The album turns to new ground with the feel-good soul of “A Better Tomorrow”. It’s different for wu, but they pull it off, as the beat is too beautiful not to be moved by stirring verses by Method Man and Cappadonna. This optimism is tempered with the more tentative “Never Let Go”, featuring sampling from a MLK Jr. speech and live instrumentation of a funky horn-heavy production. The album closes with a soulful and whimsical piece on summertime in the projects, “Wu-tang reunion”.

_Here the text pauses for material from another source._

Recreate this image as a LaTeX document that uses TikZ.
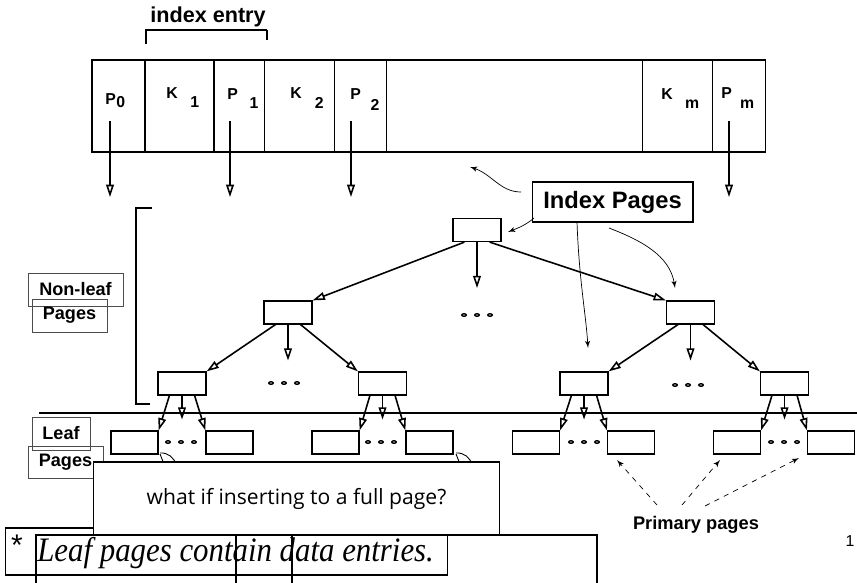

Essentially, the album features three different styles: complex musical pieces with members of wu tang fighting to be heard, nostalgic pieces that reference past styles and sounds explored before, and optimistic pieces that sample soul heavily. Despite the battle between the emcees and the music, the most successful tracks on the album are the complex pieces. Yes, the wu members don’t quite shine on these verses, but all things considered, they don’t actually do much better on the more familiar beats, save for the nonetheless unbearable “Miracle”. On the whole the only members that seem inspired are RZA and GZA, and it’s in RZA’s music, not his lyrics that we see his drive. Some of the best lyricists in Wu, Method man and ghostface killah, perhaps inspectah deck, have largely unmemorable roles on the album, despite mef being one of the most featured emcees on the record. Lyrically, GZA is the star of the album, dropping several quote-worthy verses and profound observations. Despite concerns, Rae shows up and plays hard, delivering the verses to the album highlight “Crushed Egos”. In the end, after all the concern about Rae, it turns out that Ghostface killah was the true hold out, saving all his best verses and energy for his solo effort that dropped the same week, “36 seasons”.
It’s an unfocused effort, both in the overall lyricism of the members, and the sonic ground that RZA covers, despite some great productions by RZA and some great verses by GZA.